Future-Proofing Autonomous Vehicles with Flexibility, Learning and Self-Healing

Last month’s CES featured countless autonomous pods from OEMs, suppliers and consumer electronics companies, all designed with great expectations for how passengers eventually will spend their time in them.

Judging by these concepts and initial research, we’ll spend that daily hour-long commute shopping, sleeping, working and watching movies in autonomous vehicles. This wide range of activities demands an ability to flexibly adapt to multiple uses.

For over a century, automakers have built, sold and delivered vehicles with a given purpose and character. While a Ford Mustang has one purpose, a Ram truck’s is wholly different. A German luxury sedan has one drive-style, while a Ferrari has another.

Aside from modifications (think: “Fast ’N Loud”), these vehicles were defined on the desks of strategists, designers and engineers and then purchased to fulfill one overall need or desire. To give them personality, some consumers give their cars a name; my friend called his Toyota “Pedro.”

Besides pods, voice control also had a big presence at CES. We saw several examples of (more or less natural) dialogue between riders and their cars. Very soon, you might say, “Hey Pedro, find a parking spot at the movie theater” while en route. Over time, we expect Pedro, Alexa, Siri and others to proactively learn our needs and our preferences – it will automatically book and pay for a parking spot when you reserve your movie ticket.

The vehicle itself may even adapt continually to suit the day’s events. Need a fast ride to the airport? All distractions will be muted, handling characteristics will be set to “firm” and the navigation will find the quickest route. Have some time before needing to pick up friends? Pedro will select a leisurely route, put on mood lighting and let you make calls during the journey.

When these connected vehicles become shared and fully autonomous, expect this variability to vastly increase, along with utilization rates. Rather than calling upon your personal car, you might have a fleet of vehicles available to you, regularly updating themselves to optimize for efficiency.

Once the fleet AI has learned that every Thursday at 11 a.m., autonomous pod 638 (perhaps still called Pedro) is requested by a group of individuals that require mobility assistance, it will proactively move the seats to accommodate six wheelchairs. When it picks up schoolchildren at 3 p.m., it will make 12 seats available.

Not just the handling, but the entire interior concept will be designed for automated variability in a shared model – no human required.

These fleets of autonomous vehicles – perhaps managed decentrally by the blockchain – will continually scan the internal and external environment for threats and opportunities and adjust their profile accordingly.
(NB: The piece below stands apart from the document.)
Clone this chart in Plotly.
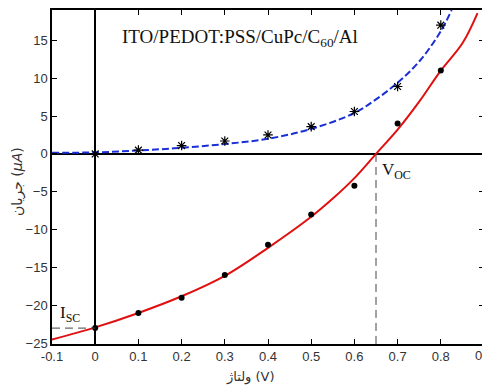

Has a blackout disabled the wireless charging networks in a part of the city? Vehicles with low charge will avoid the area, while others will flock to serve riders unable to take the subway. A concert has just ended, and 3,000 visitors need rides to the main train station? Where one vehicle hits upon its barriers of space and variability, other vehicles may be called in from the wider mobility network.

The network can incorporate data from any source. Well before we leave the house, our smartwatches may have aligned our individual biorhythm with our calendars and vehicles available in the mobility network. When you are feeling anxious and your calendar knows you have an important meeting coming up, perhaps a tranquil, single-seat pod will do. In turn, when you’re going out with friends, the social pod with drink service turns up at your door. Over time, both the vehicle and the network adjust for the optimal configuration to bring users to their destinations.

Too futuristic for 2019? Perhaps, but current product planning extends past 2030. Given the pace of change, OEMs and tech companies must organize data sets today to enable flexible integration into tomorrow’s use cases. Vehicles built today can and should be incomplete at deployment. They will self-learn new roles based on additional data and applications.

Even beyond self-learning networks is self-healing software, a process by which the vehicle proactively scans itself and its environment for up-to-date information; where it detects a fault, the software autonomously implements a solution – again, without human input. And where there is an unprogrammed opportunity – a flashmob at the coffee shop, perhaps – the network could create an algorithm to address the opportunity.

Initially, self-learning and self-healing software may serve to provide a safety net for OEMs in the context of shorter development and testing cycles. Ultimately, however, it will future-proof vehicles. Because we can’t know today what Pedro will do tomorrow.